### TASK TO CARRY OUT:
Retype nothing but the lines from the start of the material up to and including the line with "import plotly.graph_objects as go". Pictures don't belong in the copy.

** start of DATA SECTION **

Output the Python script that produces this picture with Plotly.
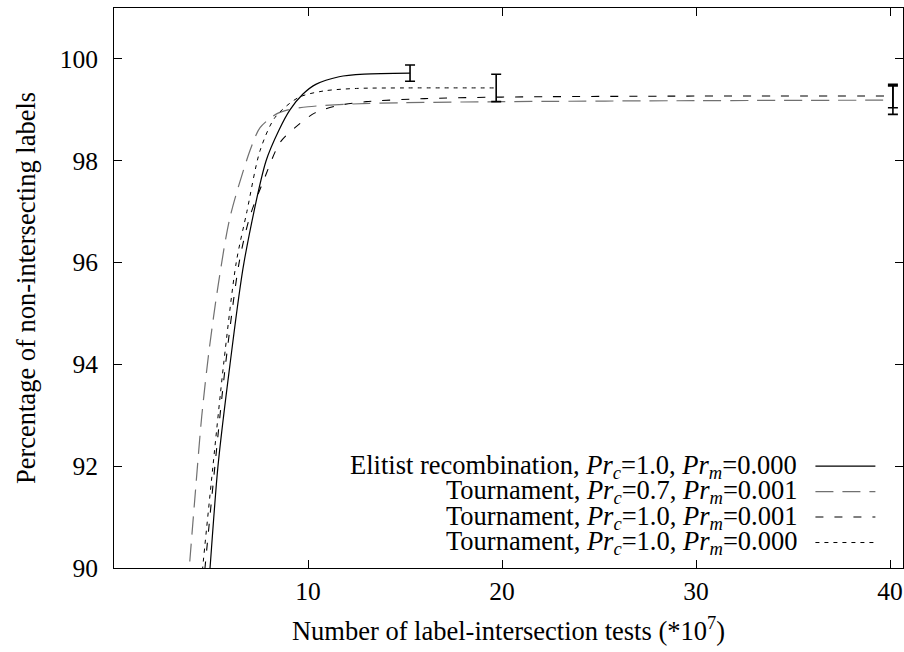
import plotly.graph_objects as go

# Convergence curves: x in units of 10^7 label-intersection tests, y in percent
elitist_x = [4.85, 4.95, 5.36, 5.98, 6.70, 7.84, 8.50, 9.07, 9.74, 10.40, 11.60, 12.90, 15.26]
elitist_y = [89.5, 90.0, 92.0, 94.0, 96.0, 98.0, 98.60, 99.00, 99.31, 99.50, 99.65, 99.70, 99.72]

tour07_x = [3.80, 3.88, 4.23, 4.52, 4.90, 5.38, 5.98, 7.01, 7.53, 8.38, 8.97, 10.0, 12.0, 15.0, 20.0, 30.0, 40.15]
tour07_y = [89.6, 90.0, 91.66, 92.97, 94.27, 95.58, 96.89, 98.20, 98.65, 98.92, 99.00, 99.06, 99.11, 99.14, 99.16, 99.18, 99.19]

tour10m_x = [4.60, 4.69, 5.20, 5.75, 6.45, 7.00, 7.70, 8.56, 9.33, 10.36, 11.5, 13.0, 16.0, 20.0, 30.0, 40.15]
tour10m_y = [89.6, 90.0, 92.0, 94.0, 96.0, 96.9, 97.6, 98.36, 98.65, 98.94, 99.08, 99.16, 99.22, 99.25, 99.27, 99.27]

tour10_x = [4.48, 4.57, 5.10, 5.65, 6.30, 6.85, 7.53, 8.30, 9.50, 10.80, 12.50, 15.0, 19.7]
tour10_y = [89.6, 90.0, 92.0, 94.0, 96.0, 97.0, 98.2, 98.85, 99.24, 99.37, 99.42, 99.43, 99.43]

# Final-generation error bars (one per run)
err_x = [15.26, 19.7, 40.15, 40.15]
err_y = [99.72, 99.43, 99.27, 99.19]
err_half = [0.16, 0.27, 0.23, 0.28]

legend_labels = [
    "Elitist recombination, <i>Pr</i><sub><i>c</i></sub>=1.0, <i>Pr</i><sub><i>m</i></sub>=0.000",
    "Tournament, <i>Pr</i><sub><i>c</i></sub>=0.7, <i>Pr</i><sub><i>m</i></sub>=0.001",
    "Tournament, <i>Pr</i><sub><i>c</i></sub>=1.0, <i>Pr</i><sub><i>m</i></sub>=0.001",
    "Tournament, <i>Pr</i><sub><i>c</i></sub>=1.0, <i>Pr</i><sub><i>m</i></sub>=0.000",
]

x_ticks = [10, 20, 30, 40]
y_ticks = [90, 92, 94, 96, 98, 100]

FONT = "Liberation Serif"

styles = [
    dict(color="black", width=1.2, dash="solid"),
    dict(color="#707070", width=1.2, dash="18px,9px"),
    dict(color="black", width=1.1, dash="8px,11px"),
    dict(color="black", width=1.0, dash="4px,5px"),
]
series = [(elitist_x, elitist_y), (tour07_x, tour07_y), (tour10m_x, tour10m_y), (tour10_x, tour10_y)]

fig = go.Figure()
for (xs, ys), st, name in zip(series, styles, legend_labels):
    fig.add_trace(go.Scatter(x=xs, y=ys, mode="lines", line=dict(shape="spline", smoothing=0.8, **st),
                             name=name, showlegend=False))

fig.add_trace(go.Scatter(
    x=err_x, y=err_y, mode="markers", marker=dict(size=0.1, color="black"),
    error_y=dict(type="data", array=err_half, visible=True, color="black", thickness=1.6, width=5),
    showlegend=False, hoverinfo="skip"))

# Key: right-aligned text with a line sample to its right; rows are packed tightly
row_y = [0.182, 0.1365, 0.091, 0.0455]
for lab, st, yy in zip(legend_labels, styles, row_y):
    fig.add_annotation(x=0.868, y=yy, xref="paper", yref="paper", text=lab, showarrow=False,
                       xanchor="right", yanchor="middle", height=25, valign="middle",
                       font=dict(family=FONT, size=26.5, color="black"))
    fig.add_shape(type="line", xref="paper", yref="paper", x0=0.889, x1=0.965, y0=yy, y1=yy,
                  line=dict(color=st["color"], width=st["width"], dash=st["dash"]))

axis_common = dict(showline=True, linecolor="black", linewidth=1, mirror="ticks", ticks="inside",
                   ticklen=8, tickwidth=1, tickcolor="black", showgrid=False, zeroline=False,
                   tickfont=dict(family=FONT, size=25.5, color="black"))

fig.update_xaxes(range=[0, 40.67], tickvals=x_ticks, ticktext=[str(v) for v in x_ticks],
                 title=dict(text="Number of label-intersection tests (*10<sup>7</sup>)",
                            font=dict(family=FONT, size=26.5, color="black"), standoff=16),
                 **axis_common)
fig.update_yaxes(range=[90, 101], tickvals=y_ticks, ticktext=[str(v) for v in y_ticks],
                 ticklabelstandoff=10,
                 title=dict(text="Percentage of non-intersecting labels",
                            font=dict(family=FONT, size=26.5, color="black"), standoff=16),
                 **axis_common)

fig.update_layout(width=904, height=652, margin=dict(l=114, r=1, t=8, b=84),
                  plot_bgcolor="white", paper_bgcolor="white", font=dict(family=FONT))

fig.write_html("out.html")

** end of DATA SECTION **

### FINISHED EXERCISE:
Output the Python script that produces this picture with Plotly.
import plotly.graph_objects as go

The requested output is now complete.